Looking to the Shepherd

The shepherd is the image that comes to mind when we reflect today on the texts from the Roman Catholic Lectionary. The position, in Jesus society, of the shepherd brings contradictory evidence, not surprisingly, for us to weigh as we sort out the implications of shepherds in the Bible. The great tension is between the tasks given the shepherd to live rough among the animals in poverty on the lower end of the social scale where it was difficult to be ritually clean and the image of the Divine gathering people like sheep. The shepherds who will witness the Incarnation would not be welcome in the Temple in Jerusalem. On the other hand, the image of restoration of the exiles in Babylon to communion with God in Jerusalem from the Book of the Prophet Isaiah today is made most reassuring by the description of God like a Shepherd gathering the lambs to Himself.
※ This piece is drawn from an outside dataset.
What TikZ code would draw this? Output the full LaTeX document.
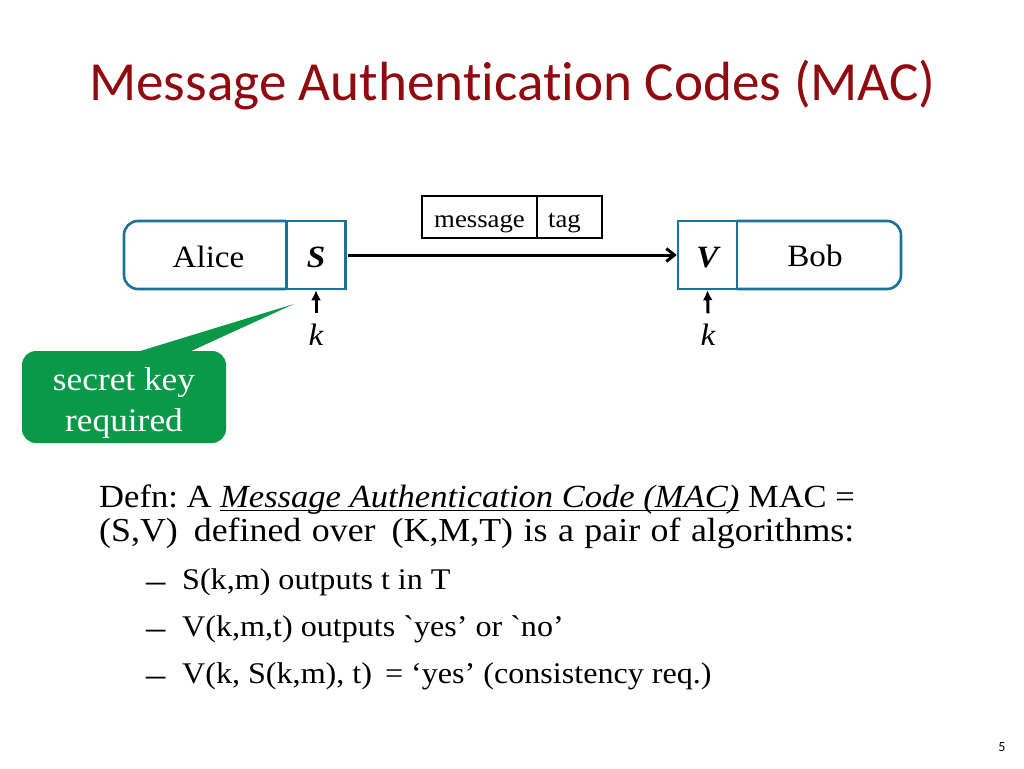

Friar Jude Winkler notes that Psalm 23, which describes the Lord as my Shepherd, comes from this time in salvation history. Edward Morse of Creighton University understands that the restoration of the exiles was a community struggle. The flock needed to work together. Don Schwager identifies the desperation of the lost sheep, a social being like humans, who becomes distressed and neurotic in separation from the flock. Papa Francesco, in word and deed is exhorting believers to a renewed assessment of the role of the Church to be Shepherd to the lost and desperate. This action will require us to set aside the niceties of social position and comfort in the flock and live the experience of those outside and rejected who search the lost and gather them to communion with the Incarnate who showed Himself to lowliest, living rough in the hills around Bethlehem. The experience of living the Word and depending on Providence is a proclamation of the Glory of God which is centred with the lost sheep and their experience. This vision of the New Jerusalem in the eyes of lost sheep is direction for the Church.